Hello /sci/.
I'm making software to analyze boards and threads on 4chan.
How do I measure intelligence of a board? I was thinking of something including image ratio, length of posts and sentimental objectivity.
Also, what other metrics should I consider?
>>8498102
The only thing considered a measure for intelligence is the intelligence quotient, there are tests for that. If you want to determine the intelligence of a poster by their posts, you need labelled data to train a regressor. You don't have that. Everything else is just guesswork.
Anyway, if you want to look at interesting quantities by themselves you may look at features such as:
>Number of different words per thread
>Length of posts
>Number of misspelled words
>Number of unique posts
>Number of original posters per thread
>Number of "meme words"
>Number of images posted
>Number of unique images (images that haven't been posted so far)
It would be interesting to do the following by the way:
Look at only the OP and train a classifier and judge whether the post will reach its bump limit (or a regressor and determine how many replies the thread will have.
>>8498115
Yeah, I already got half of those you said.

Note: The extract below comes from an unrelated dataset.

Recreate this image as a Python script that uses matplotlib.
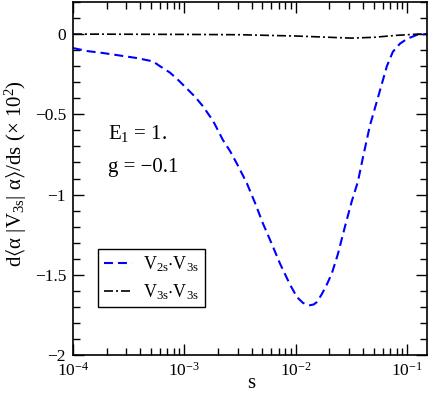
import matplotlib
matplotlib.use("Agg")
import matplotlib.pyplot as plt
import numpy as np
from matplotlib.ticker import MultipleLocator, LogLocator, NullFormatter

plt.rcParams["font.family"] = ["Liberation Serif", "DejaVu Serif"]
plt.rcParams["mathtext.fontset"] = "custom"
plt.rcParams["mathtext.rm"] = "Liberation Serif"
plt.rcParams["mathtext.it"] = "Liberation Serif:italic"
plt.rcParams["mathtext.fallback"] = "stix"

# log10(s) and values (x 10^2)
log_s_v2 = [-4.0, -3.87, -3.73, -3.43, -3.283, -3.22, -3.13, -3.058, -2.978, -2.906,
            -2.834, -2.744, -2.655, -2.59, -2.52, -2.44, -2.368, -2.296, -2.215,
            -2.143, -2.054, -1.99, -1.937, -1.90, -1.874, -1.84, -1.812, -1.767,
            -1.722, -1.677, -1.623, -1.56, -1.498, -1.444, -1.399, -1.336, -1.274,
            -1.184, -1.13, -1.067, -1.004, -0.915, -0.82]
val_v2 = [-0.087, -0.106, -0.118, -0.149, -0.17, -0.20, -0.24, -0.285, -0.34, -0.39,
          -0.45, -0.54, -0.66, -0.73, -0.82, -0.93, -1.05, -1.18, -1.31,
          -1.43, -1.56, -1.64, -1.675, -1.687, -1.69, -1.685, -1.67, -1.62,
          -1.56, -1.49, -1.37, -1.20, -1.04, -0.92, -0.77, -0.57, -0.42,
          -0.20, -0.11, -0.06, -0.03, -0.005, 0.0]

log_s_v3 = [-4.0, -3.0, -2.5, -2.0, -1.7, -1.5, -1.3, -1.1, -0.9, -0.82]
val_v3 = [0.0, -0.002, -0.004, -0.012, -0.02, -0.025, -0.02, -0.008, 0.0, 0.0]

s_v2 = 10 ** np.array(log_s_v2)
s_v3 = 10 ** np.array(log_s_v3)

fig = plt.figure(figsize=(4.29, 3.96), dpi=100)
ax = fig.add_axes([73 / 429, 1 - 355 / 396, 354 / 429, 353 / 396])

ax.plot(s_v2, val_v2, color="#0000ff", lw=1.5, dashes=(4.3, 2.4),
        label=r"V$_{\mathrm{2s}}$$\cdot$V$_{\mathrm{3s}}$")
ax.plot(s_v3, val_v3, color="black", lw=1.2, dashes=(5.4, 1.8, 1.2, 1.8),
        label=r"V$_{\mathrm{3s}}$$\cdot$V$_{\mathrm{3s}}$")

ax.set_xscale("log")
ax.set_xlim(1e-4, 0.15)
ax.set_ylim(-2, 0.2)

ax.set_yticks([-2, -1.5, -1, -0.5, 0])
ax.set_yticklabels(["\u22122", "\u22121.5", "\u22121", "\u22120.5", "0"])
ax.yaxis.set_minor_locator(MultipleLocator(0.1))
ax.xaxis.set_major_locator(LogLocator(base=10, numticks=10))
ax.xaxis.set_minor_locator(LogLocator(base=10, subs=np.arange(2, 10), numticks=20))
ax.xaxis.set_minor_formatter(NullFormatter())

ax.tick_params(which="both", direction="in", top=True, right=True, labelsize=12.5, width=1)
ax.tick_params(which="major", length=8, pad=5)
ax.tick_params(which="minor", length=5)
for sp in ax.spines.values():
    sp.set_linewidth(1.2)

ax.set_xlabel("s", fontsize=15)
ax.xaxis.set_label_coords(0.503, -0.055)
ax.set_ylabel("d$\\langle$\u03b1 |V$_{\\mathrm{3s}}$| \u03b1$\\rangle$/ds (\u00d7 10$^{\\mathrm{2}}$)",
              fontsize=15)
ax.yaxis.set_label_coords(-0.125, 0.513)

ax.text(0.099, 0.612, r"E$_{\mathrm{1}}$ = 1.", transform=ax.transAxes, fontsize=15)
ax.text(0.099, 0.518, "g = \u22120.1", transform=ax.transAxes, fontsize=15)

leg = ax.legend(loc="lower left", bbox_to_anchor=(0.071, 0.136), fontsize=13,
                fancybox=False, framealpha=1, edgecolor="black",
                handlelength=1.6, borderpad=0.3, labelspacing=0.45, handletextpad=0.6,
                borderaxespad=0)
leg.get_frame().set_linewidth(1)

fig.savefig("out.png", dpi=100)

A really cool one would be something along the lines of keywords, words that are not on the list of 10,000 of the most popular English ones, but the most popular on the board. I wonder what the outcome would be for different boards. I also want to include plotting graphs. And I don't want to do anything with machine learning just yet.
>>8498102
You should include a function to quantify the dankness of memes posted.
>>8498102
You can try making a browser extension which tracks all the posts one makes and which includes an IQ test. After some time you'll have enough labeled data to train a regressor.
>>8498459
Also OP has too much free time if he considers doing this
>>8498462
I could see myself doing this.
I have nothing else to work on.
>>8498115
Count ad hominen as well.
>>8498102
You should also consider reply rate, and secondly take all the posts on the board and break each one up by the words in the post. See which words are commonly used there, the rate we are using unique words at (basically see how much a board is shitposting and meme spouting), and tag certain words as flags or indicators of low IQ. I suspect words with overly frequent posts like "redpill me on X" or buzzwords like "sjw", "cuck" or "autist" have lower IQ due to the fact that a good amount of posters are quite frankly incapable of expressing their opinion or engaging in proper debate. It also might be interesting to check reply chains to see how often discussions either contain or end in short single sentence posts with these buzzwords.
How are you gonna get the data?
>>8498658
Cuck.
>>8498884
Maybe he's going to analyze the HTML code or something.
>>8498602
Good luck identifying those.
Number of swear words is another one worth looking at.
>>8498884
>refresh the page
>>8498250
I know another dude from a different imageboard (krautchan.net/int) who wrote software that kep records of everything and we could see from what country the most used words was.
I will see if I can get to him. Been a few years since I last talked to him.
>>8498884
Python has many advanced libraries for that.